* _Work instructions_
Repeat, exactly and completely, the material that follows. Omit the pictures.

________________________

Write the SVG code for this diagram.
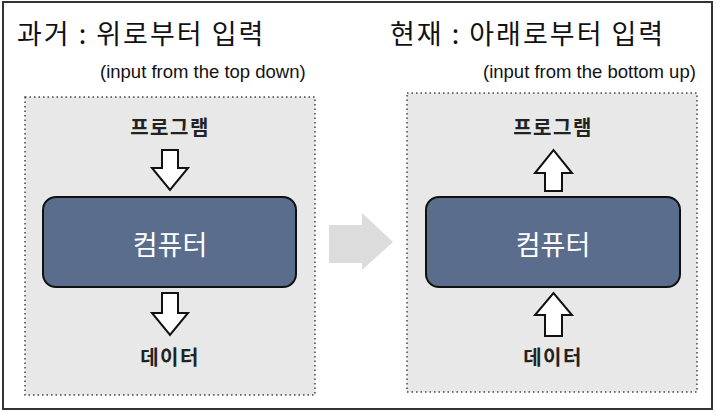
<svg xmlns="http://www.w3.org/2000/svg" width="716" height="412" viewBox="0 0 716 412">
<style>
.title{font-family:"Noto Sans CJK KR","Noto Sans",sans-serif;font-size:27px;letter-spacing:2px;fill:#111}
.sub{font-family:"Liberation Sans",Arial,sans-serif;font-size:18.5px;fill:#111}
.panel{fill:#e8e8e8;stroke:#444;stroke-width:1.5;stroke-dasharray:1.5 3}
.comp{fill:#5a6d8c;stroke:#111;stroke-width:2}
.ctext{font-family:"Noto Sans CJK KR",sans-serif;font-size:27px;fill:#fff;text-anchor:middle}
.lbl{font-family:"Noto Sans CJK KR",sans-serif;font-size:20px;font-weight:bold;letter-spacing:1.5px;fill:#222;text-anchor:middle}
.arr{fill:#fff;stroke:#111;stroke-width:2;stroke-linejoin:miter}
</style>
<rect x="0" y="0" width="716" height="412" fill="#fff"/>
<rect x="3" y="2" width="709" height="407" fill="none" stroke="#333" stroke-width="2"/>
<g id="title-left"><text class="title" x="17" y="44">과거 : 위로부터 입력</text>
<text class="sub" x="100" y="78">(input from the top down)</text></g>
<g id="title-right"><text class="title" x="390" y="44">현재 : 아래로부터 입력</text>
<text class="sub" x="483" y="78">(input from the bottom up)</text></g>
<g id="panel-left"><rect class="panel" x="25" y="97" width="290" height="298"/></g>
<g id="panel-right"><rect class="panel" x="407" y="93" width="290" height="299"/></g>
<g id="program-left"><text class="lbl" x="170" y="135">프로그램</text></g>
<g id="computer-left"><rect class="comp" x="43" y="197" width="253" height="90" rx="13"/><text class="ctext" x="170" y="255">컴퓨터</text></g>
<g id="data-left"><text class="lbl" x="170" y="365">데이터</text></g>
<g id="program-right"><text class="lbl" x="553" y="135">프로그램</text></g>
<g id="computer-right"><rect class="comp" x="426" y="197" width="254" height="90" rx="13"/><text class="ctext" x="553" y="255">컴퓨터</text></g>
<g id="data-right"><text class="lbl" x="553" y="365">데이터</text></g>
<g id="connectors">
<polygon class="arr" points="162,150 178,150 178,168 188,168 170,190 152,168 162,168"/>
<polygon class="arr" points="162,293 178,293 178,313 188,313 170,335 152,313 162,313"/>
<polygon class="arr" points="545,191 562,191 562,173 572,173 553.5,150 535,173 545,173"/>
<polygon class="arr" points="545,336 562,336 562,315 572,315 553.5,293 535,315 545,315"/>
<polygon fill="#dcdcdc" points="329,225 362,225 362,213 393,242 362,270 362,263 329,263"/>
</g>
</svg>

________________________

* _Written answer_
Write the SVG code for this diagram.
<svg xmlns="http://www.w3.org/2000/svg" width="716" height="412" viewBox="0 0 716 412">
<style>
.title{font-family:"Noto Sans CJK KR","Noto Sans",sans-serif;font-size:27px;letter-spacing:2px;fill:#111}
.sub{font-family:"Liberation Sans",Arial,sans-serif;font-size:18.5px;fill:#111}
.panel{fill:#e8e8e8;stroke:#444;stroke-width:1.5;stroke-dasharray:1.5 3}
.comp{fill:#5a6d8c;stroke:#111;stroke-width:2}
.ctext{font-family:"Noto Sans CJK KR",sans-serif;font-size:27px;fill:#fff;text-anchor:middle}
.lbl{font-family:"Noto Sans CJK KR",sans-serif;font-size:20px;font-weight:bold;letter-spacing:1.5px;fill:#222;text-anchor:middle}
.arr{fill:#fff;stroke:#111;stroke-width:2;stroke-linejoin:miter}
</style>
<rect x="0" y="0" width="716" height="412" fill="#fff"/>
<rect x="3" y="2" width="709" height="407" fill="none" stroke="#333" stroke-width="2"/>
<g id="title-left"><text class="title" x="17" y="44">과거 : 위로부터 입력</text>
<text class="sub" x="100" y="78">(input from the top down)</text></g>
<g id="title-right"><text class="title" x="390" y="44">현재 : 아래로부터 입력</text>
<text class="sub" x="483" y="78">(input from the bottom up)</text></g>
<g id="panel-left"><rect class="panel" x="25" y="97" width="290" height="298"/></g>
<g id="panel-right"><rect class="panel" x="407" y="93" width="290" height="299"/></g>
<g id="program-left"><text class="lbl" x="170" y="135">프로그램</text></g>
<g id="computer-left"><rect class="comp" x="43" y="197" width="253" height="90" rx="13"/><text class="ctext" x="170" y="255">컴퓨터</text></g>
<g id="data-left"><text class="lbl" x="170" y="365">데이터</text></g>
<g id="program-right"><text class="lbl" x="553" y="135">프로그램</text></g>
<g id="computer-right"><rect class="comp" x="426" y="197" width="254" height="90" rx="13"/><text class="ctext" x="553" y="255">컴퓨터</text></g>
<g id="data-right"><text class="lbl" x="553" y="365">데이터</text></g>
<g id="connectors">
<polygon class="arr" points="162,150 178,150 178,168 188,168 170,190 152,168 162,168"/>
<polygon class="arr" points="162,293 178,293 178,313 188,313 170,335 152,313 162,313"/>
<polygon class="arr" points="545,191 562,191 562,173 572,173 553.5,150 535,173 545,173"/>
<polygon class="arr" points="545,336 562,336 562,315 572,315 553.5,293 535,315 545,315"/>
<polygon fill="#dcdcdc" points="329,225 362,225 362,213 393,242 362,270 362,263 329,263"/>
</g>
</svg>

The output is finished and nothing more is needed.